Like some sort of deranged Barbara Windsor, The Witch is a joyous creation, quite unique. Beverley Klein grabs the role with both hands and savours all of the excesses and extremes of the role. It’s a full throttle performance, from shrieking on her airborne broomstick to her obsession over Rapunzel or her determination to throw Jack to the Giant.
Pascal Charbonneau is a sprightly, desperately dim but anxious to please ginger Jack. He lost his way musically at the top of the show in one brief section and it seemed to throw him, so there was a tentativeness to Giants In The Sky which was odd, but his attack and commitment was exceptional. His voice is glorious and when he was on firm ground with the score, he nailed every note.
Damian Thantrey made an excellent Wolf, vigorous of voice and calculating in nature, quite Mozartian and his Prince was, well, charming. His work with David Curry as his brother was particularly good, both being more laid-back, wry and offhand than is usual. But it works.
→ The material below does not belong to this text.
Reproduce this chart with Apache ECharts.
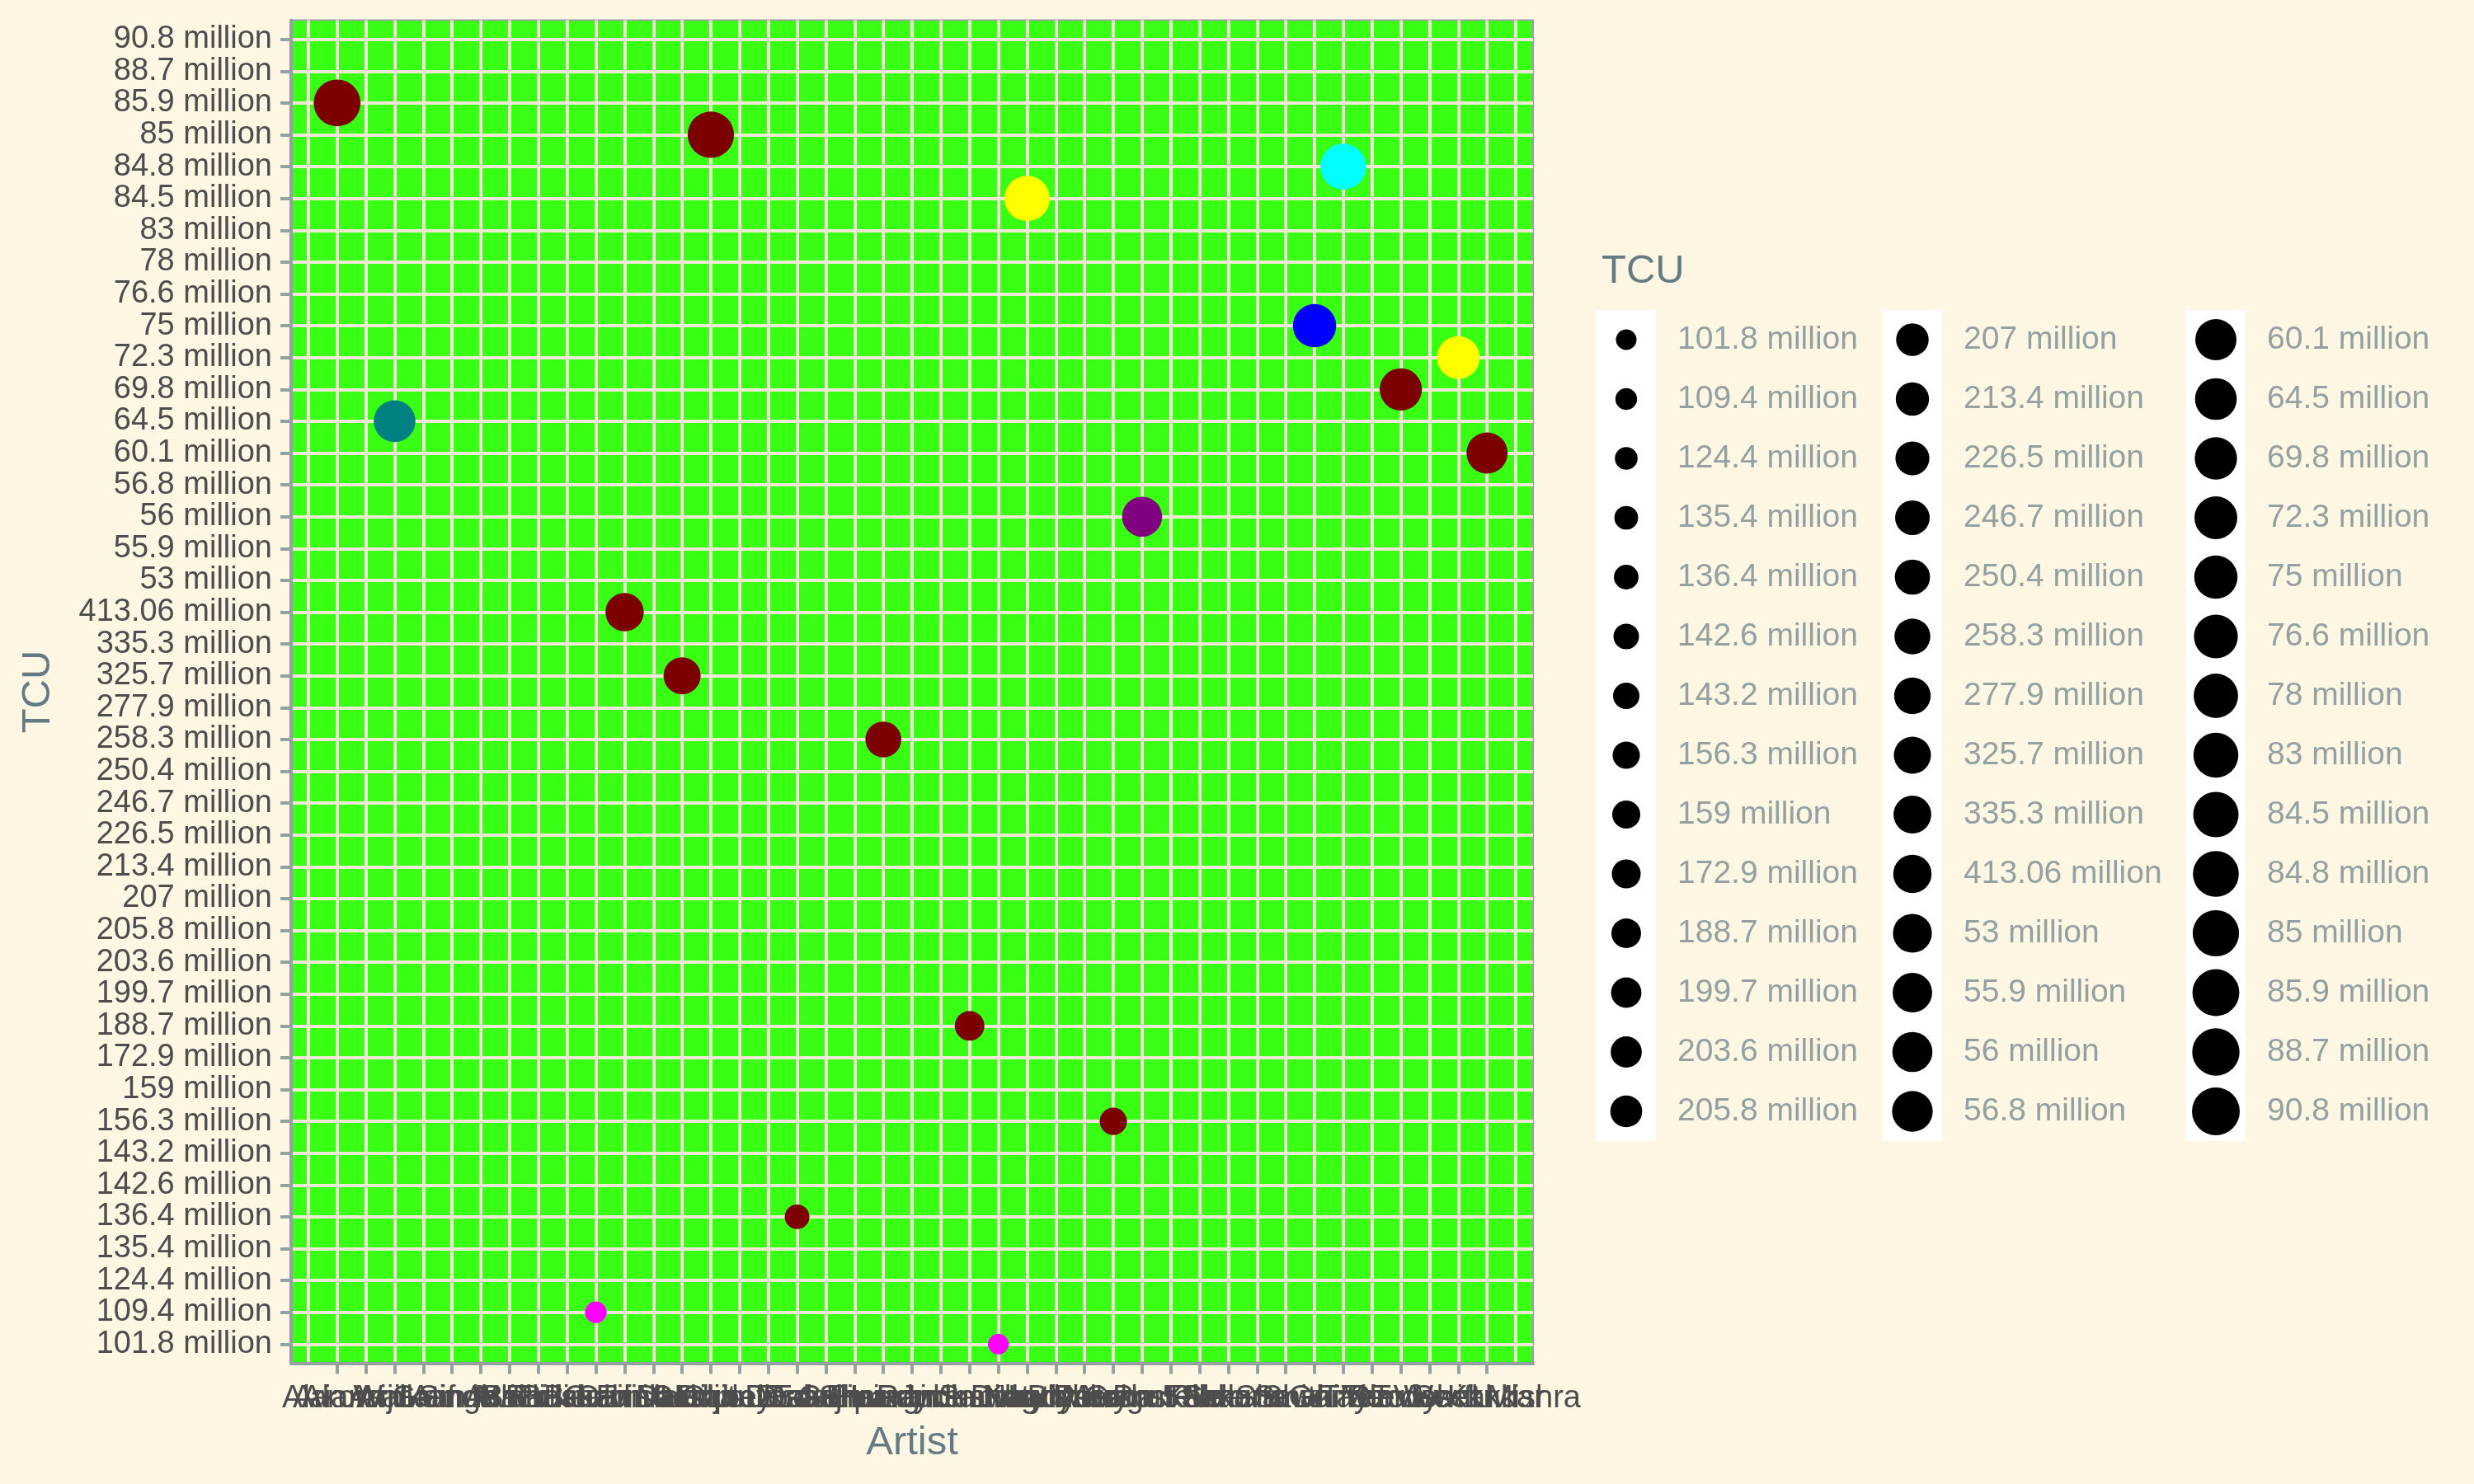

As the Baker, Nicholas Garrett is the embodiment of diffidence. It’s obviously a clear decision to underplay the Baker in this way, and while there is a deal of lost humour and some lost heart along the way, in the end it is a convincing and believable turn, which shines a different light onto this most critical of roles. Garrett’s fine voice and handsome appearance help justify the approach, and in the moments when he nearly loses composure, you glimpse into the darker heart of the character.
Most of the other principals have been cast for their vocal prowess, and all succeed to varying levels in the dramatic stakes. Kimy McLaren makes a fine gutsy attempt for the elusive Cinderella, but it is not a natural role for her. The same goes for both Christine Buffle (Baker’s Wife) and Rebecca De Pont Davies (Jack’s mother). But Kate Combault is perfection as Cinderella’s dead mother, her haunting tones pitch-perfect.
This is an unusual version of Into The Woods, mainly because of the casting. But vocally it achieves new and different heights, thanks to the skilful musical direction, the inherent beauty of Sondheim’s score and truly wondrous sets, costumes and lighting.